Eight months since the launch of the process by the Chief Secretary to the President and Cabinet on September 11, 2015, notable progress has been made although more work still needs to be done.

To ensure proper coordination and synchronisation of purpose, five thematic working groups were constituted during the first 100-days to December 31, 2015.

According to the OPC report the committees were focused on issues affecting starting a business, getting credit and resolving insolvency, protection of investors and enforcing contracts, construction permits and registering as well as paying taxes and trading across borders.

These have been identified to be key factors that affect the ease of doing business in Zimbabwe.

The government deserves applause for the milestones achieved so far as noted from the first 100-day period.

The report indicates that Cabinet principles for more than eight pieces of legislation, by-laws and regulations have been drafted, whilst various administrative processes within government ministries, departments and agencies have been streamlined.

Also, proposed amendments to the various pieces of legislation have been made.

These include the Companies Act, Shop Licencing Act and a review of the Town and Country Planning Act.

New bills have also been drafted on insolvency, movable property securities interest, and a Commercial Court Bill to permit expeditious settlement of commercial disputes; and the amendment to the Companies Act.

The report notes that a Memorandum of Understanding has been signed to consolidate the processes of paying taxes at Zimbabwe Revenue Authority by the Zimbabwe Manpower Development Fund and the National Social Security Authority through adoption of a single window tax payment system.

The single window tax payment system would drastically reduce the time taken by business people in making these payments to various agencies.

The parties concerned are still working on some operational and structural issues to make the transition mutually benefit to all, says the report.

Among the targets in terms of days/ hours of business is the reduction of the number of days to start a business from 90 days to 30 days.

The processing of construction permits have also been reduced from 448 days to 120 days while property registration now takes 14 days from 36 days.

Moreover, the time taken to pay taxes has been reduced from 242 hours to 160 hours.

“In summary, the achievements to date have improved the processes by almost 100 percent and there is potential for further improvements,” said Ray Ndhlukula, the Deputy Chief Secretary in the OPC.

He said the second phase of 100 days of the ease of doing business, which was launched on February 4, 2016, would ensure that the unfinished business of the first 100 days is completed, whilst setting other targets for the next 100 days.

Moving into the second phase, the government has said it was committed to bringing more coherence, alignment and better coordination of the reform process.

Going forward the government has directed focus on some key thematic areas – starting a business and protecting minority investors, enforcing contracts and resolving insolvency and getting credit.

The other two thematic subject areas remain unchanged.

These are paying taxes and trading across borders and construction permits and registering property.

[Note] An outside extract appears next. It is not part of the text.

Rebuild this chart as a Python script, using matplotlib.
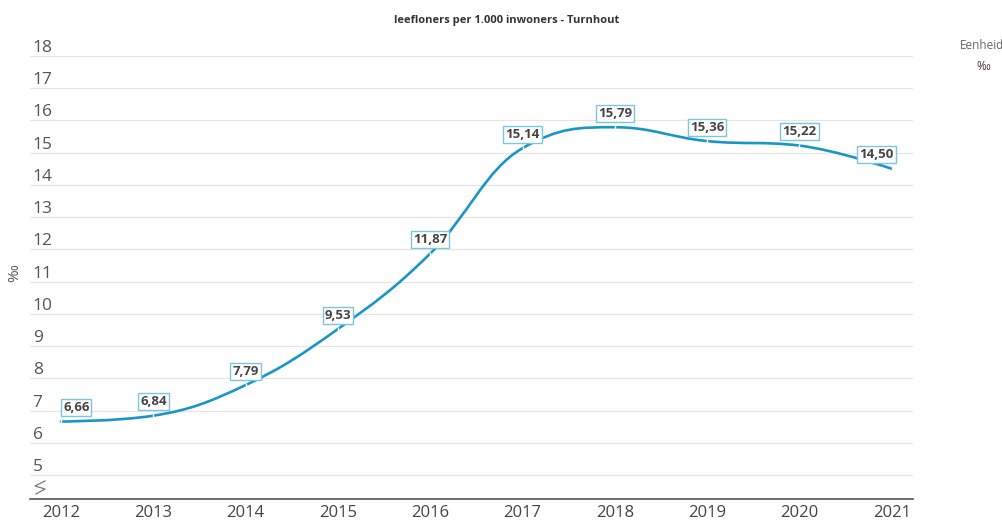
import matplotlib.pyplot as plt
import matplotlib.transforms as mtransforms
from matplotlib.path import Path
from matplotlib.patches import PathPatch
from matplotlib.lines import Line2D

plt.rcParams['font.family'] = ['Open Sans', 'DejaVu Sans']

years = [2012, 2013, 2014, 2015, 2016, 2017, 2018, 2019, 2020, 2021]
values = [6.66, 6.84, 7.79, 9.53, 11.87, 15.14, 15.79, 15.36, 15.22, 14.50]
yticks = list(range(5, 19))

title = 'leefloners per 1.000 inwoners - Turnhout'
line_color = '#1a96c6'

fig = plt.figure(figsize=(10.03, 5.22), dpi=100)
ax = fig.add_axes([30 / 1003, 23 / 522, 883 / 1003, 443 / 522])
ax.set_xlim(2011.664, 2021.23)
ax.set_ylim(4.255, 18.0)

# spline like the original chart (smoothing 1.5, flat at local extremes)
n = len(years)
lc = [(years[i], values[i]) for i in range(n)]
rc = [(years[i], values[i]) for i in range(n)]
for i in range(1, n - 1):
    x, y = years[i], values[i]
    lx, ly = years[i - 1], values[i - 1]
    nx, ny = years[i + 1], values[i + 1]
    lcx, lcy = (1.5 * x + lx) / 2.5, (1.5 * y + ly) / 2.5
    rcx, rcy = (1.5 * x + nx) / 2.5, (1.5 * y + ny) / 2.5
    corr = (rcy - lcy) * (rcx - x) / (rcx - lcx) + y - rcy
    lcy += corr
    rcy += corr
    if lcy > ly and lcy > y:
        lcy = max(ly, y)
        rcy = 2 * y - lcy
    elif lcy < ly and lcy < y:
        lcy = min(ly, y)
        rcy = 2 * y - lcy
    if rcy > ny and rcy > y:
        rcy = max(ny, y)
        lcy = 2 * y - rcy
    elif rcy < ny and rcy < y:
        rcy = min(ny, y)
        lcy = 2 * y - rcy
    lc[i] = (lcx, lcy)
    rc[i] = (rcx, rcy)

verts = [(years[0], values[0])]
codes = [Path.MOVETO]
for i in range(1, n):
    verts += [rc[i - 1], lc[i], (years[i], values[i])]
    codes += [Path.CURVE4] * 3
ax.add_patch(PathPatch(Path(verts, codes), fill=False, edgecolor=line_color,
                       lw=1.9, capstyle='round', zorder=3))
ax.plot(years, values, ls='none', marker='|', ms=3, mew=1, color='white', zorder=4)

# data labels
for i, (x, v) in enumerate(zip(years, values)):
    dx = 0
    if i == 0:
        dx = 11
    elif i == n - 1:
        dx = -11
    ax.annotate(f'{v:.2f}'.replace('.', ','), (x, v), xytext=(dx, 10),
                textcoords='offset points', ha='center', va='center',
                fontsize=9.5, fontweight='bold', color='#444444', zorder=5,
                bbox=dict(boxstyle='square,pad=0.15', fc='white', ec='#7cc6df', lw=1))

# grid and y labels above gridlines
for t in yticks:
    ax.axhline(t, color='#e6e6e6', lw=0.9, zorder=1)
trans = mtransforms.blended_transform_factory(ax.transAxes, ax.transData)
for t in yticks:
    ax.text(0.003, t, str(t), transform=trans, ha='left', va='bottom',
            fontsize=12.5, color='#555555')

ax.set_yticks([])
ax.set_xticks(years)
ax.set_xticklabels([str(y) for y in years], fontsize=12, color='#444444')
ax.tick_params(axis='x', length=0, pad=4)
for s in ['top', 'right', 'left']:
    ax.spines[s].set_visible(False)
ax.spines['bottom'].set_color('#555555')
ax.spines['bottom'].set_linewidth(1.2)

# axis break sign
zx = [45, 35, 45, 36]
zy = [481, 486, 489, 494]
fig.add_artist(Line2D([x / 1003 for x in zx], [1 - y / 522 for y in zy],
                      color='#777777', lw=0.9))

fig.text(15 / 1003, 1 - 273 / 522, '‰', rotation=90, ha='center', va='center',
         fontsize=11, color='#555555')
fig.text(507 / 1003, 1 - 20 / 522, title, ha='center', va='center',
         fontsize=8, fontweight='bold', color='#333333')
fig.text(982 / 1003, 1 - 45 / 522, 'Eenheid', ha='center', va='center',
         fontsize=8.5, color='#666666')
fig.text(983 / 1003, 1 - 66 / 522, '‰', ha='center', va='center',
         fontsize=8.5, color='#4a2b3f')

fig.savefig('out.png', dpi=100)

Hopes are high that the second 100 days would largely deal with the legislative aspects of the reform process.

Information from the Ministry of Industry and Commerce indicates that the second phase is expected to be completed by the end of this month.

The OPC has since identified several pieces of legislation that are currently either before Cabinet or being drafted by the Attorney- General’s office.

Among these is the Deeds Registry Act, Small Claims Court, Commercial Court Act, High Court Act, Estate Administration Act, Insolvency Act, Movable Property Security Interest Bill, RBZ Act, Companies Act, Shop Licencing Act, Manpower Development Act, NSSA Act and the Regional Town and Country Planning Act.

Recently the Parliament of Zimbabwe held a workshop in Bulawayo where it expressed its readiness to support the reform process through fast-tracking crafting and review of the identified pieces of legislation.

Industry and Commerce Minister Mike Bimha has also announced that Cabinet has approved establishment of the National Competitive Commission (NCC).

This is a critical entity in addressing industry competitivess by addressing constraints related to cost drivers, which economic experts have blamed for stifling industry viability.